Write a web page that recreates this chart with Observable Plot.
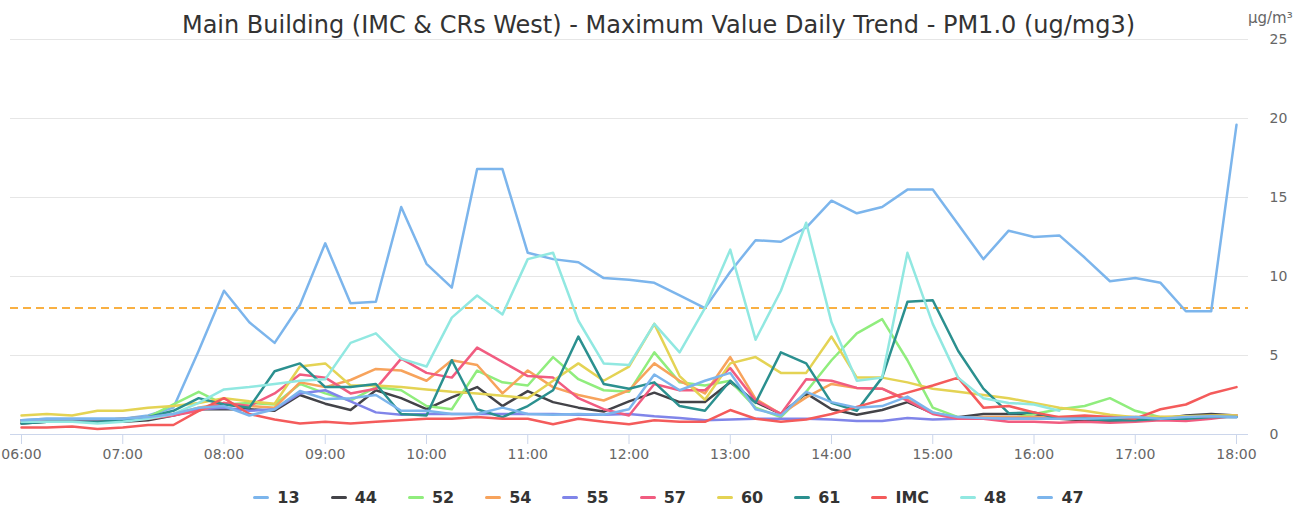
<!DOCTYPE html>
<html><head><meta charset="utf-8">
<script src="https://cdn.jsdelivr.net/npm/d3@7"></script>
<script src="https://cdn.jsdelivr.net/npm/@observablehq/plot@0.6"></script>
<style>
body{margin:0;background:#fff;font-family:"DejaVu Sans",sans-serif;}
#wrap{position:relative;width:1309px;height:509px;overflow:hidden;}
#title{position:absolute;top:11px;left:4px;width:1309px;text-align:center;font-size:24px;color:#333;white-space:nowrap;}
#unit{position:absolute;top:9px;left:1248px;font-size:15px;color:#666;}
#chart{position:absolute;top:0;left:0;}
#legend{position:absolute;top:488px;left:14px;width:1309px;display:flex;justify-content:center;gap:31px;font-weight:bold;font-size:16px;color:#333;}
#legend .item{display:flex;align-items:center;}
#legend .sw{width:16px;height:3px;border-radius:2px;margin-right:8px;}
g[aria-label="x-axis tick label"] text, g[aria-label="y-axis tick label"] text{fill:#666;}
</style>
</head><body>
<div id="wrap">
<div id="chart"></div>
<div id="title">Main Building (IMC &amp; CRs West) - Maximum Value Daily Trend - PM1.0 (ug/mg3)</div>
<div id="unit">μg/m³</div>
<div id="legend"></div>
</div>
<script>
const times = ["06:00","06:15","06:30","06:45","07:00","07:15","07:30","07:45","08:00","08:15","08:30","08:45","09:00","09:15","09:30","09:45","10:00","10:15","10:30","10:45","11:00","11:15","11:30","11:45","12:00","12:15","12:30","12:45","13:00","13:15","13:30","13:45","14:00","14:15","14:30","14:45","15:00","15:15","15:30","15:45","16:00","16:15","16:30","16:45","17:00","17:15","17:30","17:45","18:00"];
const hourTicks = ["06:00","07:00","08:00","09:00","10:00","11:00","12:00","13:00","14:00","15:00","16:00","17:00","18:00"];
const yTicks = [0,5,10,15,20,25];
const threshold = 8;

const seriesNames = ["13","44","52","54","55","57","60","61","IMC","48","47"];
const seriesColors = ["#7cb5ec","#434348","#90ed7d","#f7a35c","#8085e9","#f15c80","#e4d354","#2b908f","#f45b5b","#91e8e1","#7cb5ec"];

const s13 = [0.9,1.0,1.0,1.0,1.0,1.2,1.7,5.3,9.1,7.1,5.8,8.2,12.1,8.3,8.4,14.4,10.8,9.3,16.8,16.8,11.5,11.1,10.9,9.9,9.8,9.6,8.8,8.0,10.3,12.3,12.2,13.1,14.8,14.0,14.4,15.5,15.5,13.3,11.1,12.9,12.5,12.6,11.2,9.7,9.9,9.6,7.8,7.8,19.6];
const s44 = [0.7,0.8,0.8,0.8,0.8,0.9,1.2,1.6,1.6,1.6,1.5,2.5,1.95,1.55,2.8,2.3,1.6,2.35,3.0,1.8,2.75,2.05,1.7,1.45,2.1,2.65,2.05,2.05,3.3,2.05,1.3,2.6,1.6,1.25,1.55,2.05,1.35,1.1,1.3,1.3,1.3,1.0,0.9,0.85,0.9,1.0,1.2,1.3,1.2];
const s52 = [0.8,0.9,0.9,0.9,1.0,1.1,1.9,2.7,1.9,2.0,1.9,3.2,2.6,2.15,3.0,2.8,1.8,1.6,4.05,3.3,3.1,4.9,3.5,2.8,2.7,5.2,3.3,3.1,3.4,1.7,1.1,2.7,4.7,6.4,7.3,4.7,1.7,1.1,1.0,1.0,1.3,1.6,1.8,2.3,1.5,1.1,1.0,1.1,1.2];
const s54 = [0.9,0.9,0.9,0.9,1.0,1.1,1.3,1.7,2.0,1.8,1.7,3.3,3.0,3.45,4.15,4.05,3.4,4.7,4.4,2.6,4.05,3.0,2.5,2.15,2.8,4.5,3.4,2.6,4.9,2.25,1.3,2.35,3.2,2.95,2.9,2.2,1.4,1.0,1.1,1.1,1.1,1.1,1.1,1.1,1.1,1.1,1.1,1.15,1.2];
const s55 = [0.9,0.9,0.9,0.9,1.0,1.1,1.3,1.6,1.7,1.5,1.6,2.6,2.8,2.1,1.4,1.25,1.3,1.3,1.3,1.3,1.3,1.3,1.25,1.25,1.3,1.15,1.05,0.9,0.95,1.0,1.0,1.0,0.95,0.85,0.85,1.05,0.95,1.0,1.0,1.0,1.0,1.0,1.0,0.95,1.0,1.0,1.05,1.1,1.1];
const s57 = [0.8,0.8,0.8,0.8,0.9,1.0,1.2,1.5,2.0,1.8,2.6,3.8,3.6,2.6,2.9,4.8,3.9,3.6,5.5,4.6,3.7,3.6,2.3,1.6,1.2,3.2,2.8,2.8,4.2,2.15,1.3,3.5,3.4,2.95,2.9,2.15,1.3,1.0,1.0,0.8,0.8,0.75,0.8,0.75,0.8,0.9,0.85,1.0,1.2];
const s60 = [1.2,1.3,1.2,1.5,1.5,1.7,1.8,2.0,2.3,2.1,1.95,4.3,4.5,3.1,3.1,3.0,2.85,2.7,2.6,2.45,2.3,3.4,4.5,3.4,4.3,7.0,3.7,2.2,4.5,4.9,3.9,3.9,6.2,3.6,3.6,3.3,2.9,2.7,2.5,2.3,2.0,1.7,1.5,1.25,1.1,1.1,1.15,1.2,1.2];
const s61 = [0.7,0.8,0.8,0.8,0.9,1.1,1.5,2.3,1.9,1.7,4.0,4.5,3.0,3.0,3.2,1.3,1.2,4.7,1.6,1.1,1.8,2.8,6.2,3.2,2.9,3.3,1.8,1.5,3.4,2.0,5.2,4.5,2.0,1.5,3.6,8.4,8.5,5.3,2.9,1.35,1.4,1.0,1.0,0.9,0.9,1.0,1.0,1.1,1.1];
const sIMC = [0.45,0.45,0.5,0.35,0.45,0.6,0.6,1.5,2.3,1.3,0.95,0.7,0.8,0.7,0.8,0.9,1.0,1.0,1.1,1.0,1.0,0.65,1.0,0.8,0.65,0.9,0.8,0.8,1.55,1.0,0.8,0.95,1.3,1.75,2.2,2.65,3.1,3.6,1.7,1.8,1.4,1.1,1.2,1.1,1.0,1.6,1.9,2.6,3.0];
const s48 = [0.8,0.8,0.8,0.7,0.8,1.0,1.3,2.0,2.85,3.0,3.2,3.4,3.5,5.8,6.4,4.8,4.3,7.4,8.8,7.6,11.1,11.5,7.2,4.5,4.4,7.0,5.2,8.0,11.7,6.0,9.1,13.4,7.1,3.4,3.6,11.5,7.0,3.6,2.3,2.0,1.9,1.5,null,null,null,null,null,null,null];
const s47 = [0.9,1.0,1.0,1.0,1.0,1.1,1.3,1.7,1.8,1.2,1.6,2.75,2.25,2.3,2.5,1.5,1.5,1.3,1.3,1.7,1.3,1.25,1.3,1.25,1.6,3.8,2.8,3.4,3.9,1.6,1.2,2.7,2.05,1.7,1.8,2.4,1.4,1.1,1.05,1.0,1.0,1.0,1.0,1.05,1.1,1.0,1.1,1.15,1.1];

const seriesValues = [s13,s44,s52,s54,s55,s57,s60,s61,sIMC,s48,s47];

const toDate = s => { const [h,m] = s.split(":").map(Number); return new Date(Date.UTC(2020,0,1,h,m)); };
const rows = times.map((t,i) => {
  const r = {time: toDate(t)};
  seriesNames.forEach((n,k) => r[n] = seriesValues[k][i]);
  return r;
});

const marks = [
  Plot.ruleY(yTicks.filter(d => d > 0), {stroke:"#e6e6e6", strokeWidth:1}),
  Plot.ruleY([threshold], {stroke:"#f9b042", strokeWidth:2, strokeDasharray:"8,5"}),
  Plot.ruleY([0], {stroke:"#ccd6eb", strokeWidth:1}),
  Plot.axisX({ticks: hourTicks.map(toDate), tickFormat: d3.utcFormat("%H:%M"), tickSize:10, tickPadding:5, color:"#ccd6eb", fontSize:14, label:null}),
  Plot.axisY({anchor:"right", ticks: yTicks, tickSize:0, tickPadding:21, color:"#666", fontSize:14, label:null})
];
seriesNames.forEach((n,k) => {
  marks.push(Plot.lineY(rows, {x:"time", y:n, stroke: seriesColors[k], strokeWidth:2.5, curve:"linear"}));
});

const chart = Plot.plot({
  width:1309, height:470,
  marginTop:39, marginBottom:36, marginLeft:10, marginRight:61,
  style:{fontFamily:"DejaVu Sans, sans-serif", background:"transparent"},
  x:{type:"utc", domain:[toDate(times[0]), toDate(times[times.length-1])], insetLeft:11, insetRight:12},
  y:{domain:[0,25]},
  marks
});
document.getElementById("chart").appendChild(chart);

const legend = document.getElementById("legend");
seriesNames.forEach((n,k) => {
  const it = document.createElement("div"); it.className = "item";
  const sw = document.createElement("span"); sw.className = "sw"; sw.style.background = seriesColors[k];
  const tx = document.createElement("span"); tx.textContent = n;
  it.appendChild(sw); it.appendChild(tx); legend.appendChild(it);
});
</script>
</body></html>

==

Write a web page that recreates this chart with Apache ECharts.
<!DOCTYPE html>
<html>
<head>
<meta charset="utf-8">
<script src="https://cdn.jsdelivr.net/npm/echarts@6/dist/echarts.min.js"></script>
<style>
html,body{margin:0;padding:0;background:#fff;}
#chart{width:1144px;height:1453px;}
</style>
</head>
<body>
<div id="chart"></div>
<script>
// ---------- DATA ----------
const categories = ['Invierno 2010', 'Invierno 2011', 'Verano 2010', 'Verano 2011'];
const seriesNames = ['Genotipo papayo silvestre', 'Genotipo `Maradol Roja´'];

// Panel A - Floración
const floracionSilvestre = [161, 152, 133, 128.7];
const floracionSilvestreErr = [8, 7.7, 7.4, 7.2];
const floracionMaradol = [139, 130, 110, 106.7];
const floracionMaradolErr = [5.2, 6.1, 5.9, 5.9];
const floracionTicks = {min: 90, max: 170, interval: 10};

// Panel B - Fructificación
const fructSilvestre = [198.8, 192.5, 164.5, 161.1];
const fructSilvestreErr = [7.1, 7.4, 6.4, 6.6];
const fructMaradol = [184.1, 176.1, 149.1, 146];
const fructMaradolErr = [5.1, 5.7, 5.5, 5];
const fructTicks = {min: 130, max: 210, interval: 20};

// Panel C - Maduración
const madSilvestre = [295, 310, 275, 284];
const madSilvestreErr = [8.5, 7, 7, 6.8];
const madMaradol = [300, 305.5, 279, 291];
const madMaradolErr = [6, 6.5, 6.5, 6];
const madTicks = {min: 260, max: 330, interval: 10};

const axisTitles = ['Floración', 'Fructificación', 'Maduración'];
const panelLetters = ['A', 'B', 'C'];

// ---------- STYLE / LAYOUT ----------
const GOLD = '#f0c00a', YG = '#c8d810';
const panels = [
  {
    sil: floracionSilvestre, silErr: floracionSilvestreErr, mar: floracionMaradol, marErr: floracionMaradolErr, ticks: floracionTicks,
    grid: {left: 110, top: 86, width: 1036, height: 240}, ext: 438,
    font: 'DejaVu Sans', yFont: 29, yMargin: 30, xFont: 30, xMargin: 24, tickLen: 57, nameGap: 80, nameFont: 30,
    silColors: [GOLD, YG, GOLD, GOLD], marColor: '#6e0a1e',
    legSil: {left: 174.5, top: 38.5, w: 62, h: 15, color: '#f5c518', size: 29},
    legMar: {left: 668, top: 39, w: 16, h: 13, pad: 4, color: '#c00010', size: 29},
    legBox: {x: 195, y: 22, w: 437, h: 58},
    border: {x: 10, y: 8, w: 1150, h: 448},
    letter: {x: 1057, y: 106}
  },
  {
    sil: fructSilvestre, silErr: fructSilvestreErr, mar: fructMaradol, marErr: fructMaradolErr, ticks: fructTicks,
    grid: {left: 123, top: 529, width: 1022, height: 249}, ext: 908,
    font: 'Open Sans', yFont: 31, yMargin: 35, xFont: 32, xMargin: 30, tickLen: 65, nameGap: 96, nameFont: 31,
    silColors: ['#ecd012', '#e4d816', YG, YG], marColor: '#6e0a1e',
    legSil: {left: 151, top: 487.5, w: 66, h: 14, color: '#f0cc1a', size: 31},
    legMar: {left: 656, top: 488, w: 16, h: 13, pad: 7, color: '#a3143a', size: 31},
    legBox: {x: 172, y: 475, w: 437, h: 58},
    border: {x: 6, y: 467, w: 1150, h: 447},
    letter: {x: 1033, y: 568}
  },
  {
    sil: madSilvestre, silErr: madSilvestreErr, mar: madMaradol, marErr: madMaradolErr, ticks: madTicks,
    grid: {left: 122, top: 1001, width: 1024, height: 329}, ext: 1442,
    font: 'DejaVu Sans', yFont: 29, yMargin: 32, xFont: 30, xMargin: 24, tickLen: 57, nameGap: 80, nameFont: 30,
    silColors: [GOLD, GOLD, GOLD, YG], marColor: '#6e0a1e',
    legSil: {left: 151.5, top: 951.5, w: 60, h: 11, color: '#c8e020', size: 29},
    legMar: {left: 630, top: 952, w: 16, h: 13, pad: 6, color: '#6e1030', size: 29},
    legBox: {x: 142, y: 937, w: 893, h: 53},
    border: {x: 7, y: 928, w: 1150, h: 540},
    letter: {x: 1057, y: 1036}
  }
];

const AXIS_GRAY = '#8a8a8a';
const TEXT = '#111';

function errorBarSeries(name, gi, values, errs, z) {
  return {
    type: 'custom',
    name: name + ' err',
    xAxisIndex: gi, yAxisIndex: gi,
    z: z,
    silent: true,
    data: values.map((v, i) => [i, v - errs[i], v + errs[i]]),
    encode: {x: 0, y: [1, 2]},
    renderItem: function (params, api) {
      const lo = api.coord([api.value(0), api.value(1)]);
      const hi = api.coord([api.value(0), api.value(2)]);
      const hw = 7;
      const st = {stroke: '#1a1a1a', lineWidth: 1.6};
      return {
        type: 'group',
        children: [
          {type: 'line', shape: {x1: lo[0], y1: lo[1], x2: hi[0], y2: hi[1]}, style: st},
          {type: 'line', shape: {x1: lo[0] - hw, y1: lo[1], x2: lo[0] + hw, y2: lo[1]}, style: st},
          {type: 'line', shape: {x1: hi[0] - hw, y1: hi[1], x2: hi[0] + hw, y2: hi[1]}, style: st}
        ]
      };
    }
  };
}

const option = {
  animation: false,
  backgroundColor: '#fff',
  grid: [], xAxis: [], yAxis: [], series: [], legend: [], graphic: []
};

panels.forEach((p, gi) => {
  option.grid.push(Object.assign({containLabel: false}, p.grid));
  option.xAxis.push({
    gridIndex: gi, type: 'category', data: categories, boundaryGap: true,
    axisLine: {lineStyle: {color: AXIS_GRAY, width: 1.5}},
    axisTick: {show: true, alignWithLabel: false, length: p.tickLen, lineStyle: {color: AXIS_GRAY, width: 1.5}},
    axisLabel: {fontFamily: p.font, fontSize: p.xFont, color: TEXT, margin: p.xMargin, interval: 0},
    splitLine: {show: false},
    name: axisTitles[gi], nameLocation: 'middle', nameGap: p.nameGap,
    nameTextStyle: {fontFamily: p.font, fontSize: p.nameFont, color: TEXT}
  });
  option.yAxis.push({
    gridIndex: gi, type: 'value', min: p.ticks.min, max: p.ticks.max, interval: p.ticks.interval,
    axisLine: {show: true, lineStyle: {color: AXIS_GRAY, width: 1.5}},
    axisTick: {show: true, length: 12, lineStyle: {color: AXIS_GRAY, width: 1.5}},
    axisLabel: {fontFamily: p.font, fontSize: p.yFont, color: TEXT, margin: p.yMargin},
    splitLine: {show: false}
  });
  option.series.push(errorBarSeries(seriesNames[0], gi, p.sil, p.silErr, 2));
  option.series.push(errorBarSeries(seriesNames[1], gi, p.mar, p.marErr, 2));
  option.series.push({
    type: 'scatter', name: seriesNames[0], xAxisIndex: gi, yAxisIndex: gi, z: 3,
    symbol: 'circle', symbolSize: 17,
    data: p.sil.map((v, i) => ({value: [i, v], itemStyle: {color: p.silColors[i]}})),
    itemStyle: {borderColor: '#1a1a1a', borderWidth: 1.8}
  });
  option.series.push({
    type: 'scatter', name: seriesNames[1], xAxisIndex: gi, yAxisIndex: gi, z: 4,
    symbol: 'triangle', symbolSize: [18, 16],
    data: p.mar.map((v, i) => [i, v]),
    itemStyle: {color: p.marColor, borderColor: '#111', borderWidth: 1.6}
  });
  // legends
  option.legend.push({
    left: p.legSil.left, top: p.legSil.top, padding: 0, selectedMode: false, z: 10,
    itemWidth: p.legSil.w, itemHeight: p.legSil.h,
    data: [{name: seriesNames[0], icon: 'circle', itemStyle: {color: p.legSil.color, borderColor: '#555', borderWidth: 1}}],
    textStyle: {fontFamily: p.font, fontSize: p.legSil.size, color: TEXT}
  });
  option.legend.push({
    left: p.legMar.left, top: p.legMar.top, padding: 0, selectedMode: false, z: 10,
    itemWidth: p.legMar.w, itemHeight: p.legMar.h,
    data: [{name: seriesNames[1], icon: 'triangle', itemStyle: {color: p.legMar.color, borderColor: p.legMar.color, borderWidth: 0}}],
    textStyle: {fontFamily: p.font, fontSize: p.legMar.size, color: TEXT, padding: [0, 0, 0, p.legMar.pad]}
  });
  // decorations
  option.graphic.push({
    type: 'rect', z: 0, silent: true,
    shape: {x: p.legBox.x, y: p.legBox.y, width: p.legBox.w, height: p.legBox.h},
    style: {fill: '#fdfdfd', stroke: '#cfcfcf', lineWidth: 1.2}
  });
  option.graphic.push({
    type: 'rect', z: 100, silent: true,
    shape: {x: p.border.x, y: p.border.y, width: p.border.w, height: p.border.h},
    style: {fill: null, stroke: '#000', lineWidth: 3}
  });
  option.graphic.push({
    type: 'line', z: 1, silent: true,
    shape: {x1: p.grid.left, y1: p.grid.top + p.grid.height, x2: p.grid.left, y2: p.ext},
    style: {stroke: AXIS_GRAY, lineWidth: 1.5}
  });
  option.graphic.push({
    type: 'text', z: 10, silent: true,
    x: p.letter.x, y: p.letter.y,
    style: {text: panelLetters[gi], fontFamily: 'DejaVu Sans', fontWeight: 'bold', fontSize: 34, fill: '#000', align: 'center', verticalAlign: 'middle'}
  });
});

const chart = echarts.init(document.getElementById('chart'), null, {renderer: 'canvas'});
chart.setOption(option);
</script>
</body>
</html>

- [REQUIREMENT] Print everything from the line with "Write a web page that recreates this chart with Observable" down to the line with "const threshold = 8;", both included, exactly as written and without the pictures.

- [RESULT FOR THIS TASK]
Write a web page that recreates this chart with Observable Plot.
<!DOCTYPE html>
<html><head><meta charset="utf-8">
<script src="https://cdn.jsdelivr.net/npm/d3@7"></script>
<script src="https://cdn.jsdelivr.net/npm/@observablehq/plot@0.6"></script>
<style>
body{margin:0;background:#fff;font-family:"DejaVu Sans",sans-serif;}
#wrap{position:relative;width:1309px;height:509px;overflow:hidden;}
#title{position:absolute;top:11px;left:4px;width:1309px;text-align:center;font-size:24px;color:#333;white-space:nowrap;}
#unit{position:absolute;top:9px;left:1248px;font-size:15px;color:#666;}
#chart{position:absolute;top:0;left:0;}
#legend{position:absolute;top:488px;left:14px;width:1309px;display:flex;justify-content:center;gap:31px;font-weight:bold;font-size:16px;color:#333;}
#legend .item{display:flex;align-items:center;}
#legend .sw{width:16px;height:3px;border-radius:2px;margin-right:8px;}
g[aria-label="x-axis tick label"] text, g[aria-label="y-axis tick label"] text{fill:#666;}
</style>
</head><body>
<div id="wrap">
<div id="chart"></div>
<div id="title">Main Building (IMC &amp; CRs West) - Maximum Value Daily Trend - PM1.0 (ug/mg3)</div>
<div id="unit">μg/m³</div>
<div id="legend"></div>
</div>
<script>
const times = ["06:00","06:15","06:30","06:45","07:00","07:15","07:30","07:45","08:00","08:15","08:30","08:45","09:00","09:15","09:30","09:45","10:00","10:15","10:30","10:45","11:00","11:15","11:30","11:45","12:00","12:15","12:30","12:45","13:00","13:15","13:30","13:45","14:00","14:15","14:30","14:45","15:00","15:15","15:30","15:45","16:00","16:15","16:30","16:45","17:00","17:15","17:30","17:45","18:00"];
const hourTicks = ["06:00","07:00","08:00","09:00","10:00","11:00","12:00","13:00","14:00","15:00","16:00","17:00","18:00"];
const yTicks = [0,5,10,15,20,25];
const threshold = 8;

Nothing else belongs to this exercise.